-- start Given material --

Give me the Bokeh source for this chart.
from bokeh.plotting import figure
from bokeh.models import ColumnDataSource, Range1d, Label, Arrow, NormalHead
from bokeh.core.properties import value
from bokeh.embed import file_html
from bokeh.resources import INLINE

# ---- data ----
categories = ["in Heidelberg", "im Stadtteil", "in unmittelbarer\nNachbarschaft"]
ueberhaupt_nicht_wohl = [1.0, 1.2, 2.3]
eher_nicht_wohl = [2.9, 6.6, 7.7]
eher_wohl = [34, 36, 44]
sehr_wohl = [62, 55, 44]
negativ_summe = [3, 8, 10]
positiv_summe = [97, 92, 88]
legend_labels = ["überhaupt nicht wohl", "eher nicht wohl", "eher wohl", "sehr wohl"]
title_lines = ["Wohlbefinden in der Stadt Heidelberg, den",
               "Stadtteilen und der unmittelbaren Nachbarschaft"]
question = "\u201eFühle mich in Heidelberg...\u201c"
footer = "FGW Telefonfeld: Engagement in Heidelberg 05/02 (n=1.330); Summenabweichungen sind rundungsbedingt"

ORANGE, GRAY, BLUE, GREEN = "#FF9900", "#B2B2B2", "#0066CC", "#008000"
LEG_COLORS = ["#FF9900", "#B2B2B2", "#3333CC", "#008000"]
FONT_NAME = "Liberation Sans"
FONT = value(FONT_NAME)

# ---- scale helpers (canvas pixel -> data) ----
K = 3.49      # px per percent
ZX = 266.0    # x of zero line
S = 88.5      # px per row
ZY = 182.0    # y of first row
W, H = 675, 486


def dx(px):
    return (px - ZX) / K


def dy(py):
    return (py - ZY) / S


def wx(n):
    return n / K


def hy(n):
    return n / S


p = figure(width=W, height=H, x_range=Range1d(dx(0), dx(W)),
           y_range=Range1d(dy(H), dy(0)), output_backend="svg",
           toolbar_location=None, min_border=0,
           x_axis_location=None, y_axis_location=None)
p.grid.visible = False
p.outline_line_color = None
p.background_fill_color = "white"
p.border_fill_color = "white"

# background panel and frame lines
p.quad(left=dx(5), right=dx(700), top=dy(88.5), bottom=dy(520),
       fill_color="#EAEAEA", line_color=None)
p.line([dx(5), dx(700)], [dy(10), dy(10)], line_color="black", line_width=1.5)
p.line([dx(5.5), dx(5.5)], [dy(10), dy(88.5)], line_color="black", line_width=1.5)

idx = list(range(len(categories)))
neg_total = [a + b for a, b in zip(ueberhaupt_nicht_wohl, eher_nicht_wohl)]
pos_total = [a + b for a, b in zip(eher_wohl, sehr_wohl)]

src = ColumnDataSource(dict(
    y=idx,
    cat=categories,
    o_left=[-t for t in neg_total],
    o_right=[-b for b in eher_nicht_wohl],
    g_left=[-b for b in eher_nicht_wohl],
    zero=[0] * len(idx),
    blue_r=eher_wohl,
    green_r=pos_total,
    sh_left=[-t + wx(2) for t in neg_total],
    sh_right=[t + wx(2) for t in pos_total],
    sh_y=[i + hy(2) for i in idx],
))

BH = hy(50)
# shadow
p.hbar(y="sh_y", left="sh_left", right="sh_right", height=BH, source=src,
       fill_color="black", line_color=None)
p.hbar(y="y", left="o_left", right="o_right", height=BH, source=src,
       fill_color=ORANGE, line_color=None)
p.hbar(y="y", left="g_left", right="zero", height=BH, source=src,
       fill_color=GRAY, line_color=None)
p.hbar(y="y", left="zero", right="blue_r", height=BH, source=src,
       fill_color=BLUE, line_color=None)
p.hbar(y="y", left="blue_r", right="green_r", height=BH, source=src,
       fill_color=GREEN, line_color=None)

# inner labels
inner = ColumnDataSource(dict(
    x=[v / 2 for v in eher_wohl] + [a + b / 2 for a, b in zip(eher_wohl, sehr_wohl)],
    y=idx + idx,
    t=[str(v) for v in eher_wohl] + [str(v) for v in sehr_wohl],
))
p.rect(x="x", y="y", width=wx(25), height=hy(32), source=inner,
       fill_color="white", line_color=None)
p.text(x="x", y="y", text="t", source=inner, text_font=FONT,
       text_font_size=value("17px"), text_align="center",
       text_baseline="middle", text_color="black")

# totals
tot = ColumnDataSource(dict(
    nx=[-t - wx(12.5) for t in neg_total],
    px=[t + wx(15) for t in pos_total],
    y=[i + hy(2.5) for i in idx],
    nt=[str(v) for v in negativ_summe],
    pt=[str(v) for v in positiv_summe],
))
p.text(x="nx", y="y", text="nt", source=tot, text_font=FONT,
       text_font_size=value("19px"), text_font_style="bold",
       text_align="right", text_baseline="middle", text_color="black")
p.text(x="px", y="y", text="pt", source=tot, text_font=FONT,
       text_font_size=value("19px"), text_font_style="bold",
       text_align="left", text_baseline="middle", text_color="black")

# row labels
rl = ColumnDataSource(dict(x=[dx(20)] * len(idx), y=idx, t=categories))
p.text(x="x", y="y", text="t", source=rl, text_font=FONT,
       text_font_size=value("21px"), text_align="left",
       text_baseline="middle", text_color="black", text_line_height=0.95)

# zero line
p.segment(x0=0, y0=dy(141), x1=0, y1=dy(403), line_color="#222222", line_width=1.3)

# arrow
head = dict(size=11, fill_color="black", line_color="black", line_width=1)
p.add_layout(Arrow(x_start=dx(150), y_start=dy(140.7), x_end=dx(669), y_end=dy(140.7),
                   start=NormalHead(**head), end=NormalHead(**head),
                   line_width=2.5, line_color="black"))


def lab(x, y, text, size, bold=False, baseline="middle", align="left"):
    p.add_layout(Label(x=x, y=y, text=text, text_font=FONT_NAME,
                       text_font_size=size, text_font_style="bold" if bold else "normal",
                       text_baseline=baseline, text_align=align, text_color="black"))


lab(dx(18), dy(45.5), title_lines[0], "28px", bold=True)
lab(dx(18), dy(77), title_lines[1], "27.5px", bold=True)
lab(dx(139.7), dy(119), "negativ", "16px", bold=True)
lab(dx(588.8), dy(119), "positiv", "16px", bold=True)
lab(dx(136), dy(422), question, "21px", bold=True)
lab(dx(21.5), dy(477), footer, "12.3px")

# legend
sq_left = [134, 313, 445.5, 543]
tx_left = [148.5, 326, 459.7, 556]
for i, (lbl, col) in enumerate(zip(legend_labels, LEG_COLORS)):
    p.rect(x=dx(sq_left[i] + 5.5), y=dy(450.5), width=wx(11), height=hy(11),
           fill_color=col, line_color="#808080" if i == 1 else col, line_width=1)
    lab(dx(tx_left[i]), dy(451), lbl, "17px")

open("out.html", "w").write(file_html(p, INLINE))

-- end Given material --

= Written instruction =
Print only the lines from the top of the data above down to the line holding "W, H = 675, 486", inclusive.

= Expected output =
Give me the Bokeh source for this chart.
from bokeh.plotting import figure
from bokeh.models import ColumnDataSource, Range1d, Label, Arrow, NormalHead
from bokeh.core.properties import value
from bokeh.embed import file_html
from bokeh.resources import INLINE

# ---- data ----
categories = ["in Heidelberg", "im Stadtteil", "in unmittelbarer\nNachbarschaft"]
ueberhaupt_nicht_wohl = [1.0, 1.2, 2.3]
eher_nicht_wohl = [2.9, 6.6, 7.7]
eher_wohl = [34, 36, 44]
sehr_wohl = [62, 55, 44]
negativ_summe = [3, 8, 10]
positiv_summe = [97, 92, 88]
legend_labels = ["überhaupt nicht wohl", "eher nicht wohl", "eher wohl", "sehr wohl"]
title_lines = ["Wohlbefinden in der Stadt Heidelberg, den",
               "Stadtteilen und der unmittelbaren Nachbarschaft"]
question = "\u201eFühle mich in Heidelberg...\u201c"
footer = "FGW Telefonfeld: Engagement in Heidelberg 05/02 (n=1.330); Summenabweichungen sind rundungsbedingt"

ORANGE, GRAY, BLUE, GREEN = "#FF9900", "#B2B2B2", "#0066CC", "#008000"
LEG_COLORS = ["#FF9900", "#B2B2B2", "#3333CC", "#008000"]
FONT_NAME = "Liberation Sans"
FONT = value(FONT_NAME)

# ---- scale helpers (canvas pixel -> data) ----
K = 3.49      # px per percent
ZX = 266.0    # x of zero line
S = 88.5      # px per row
ZY = 182.0    # y of first row
W, H = 675, 486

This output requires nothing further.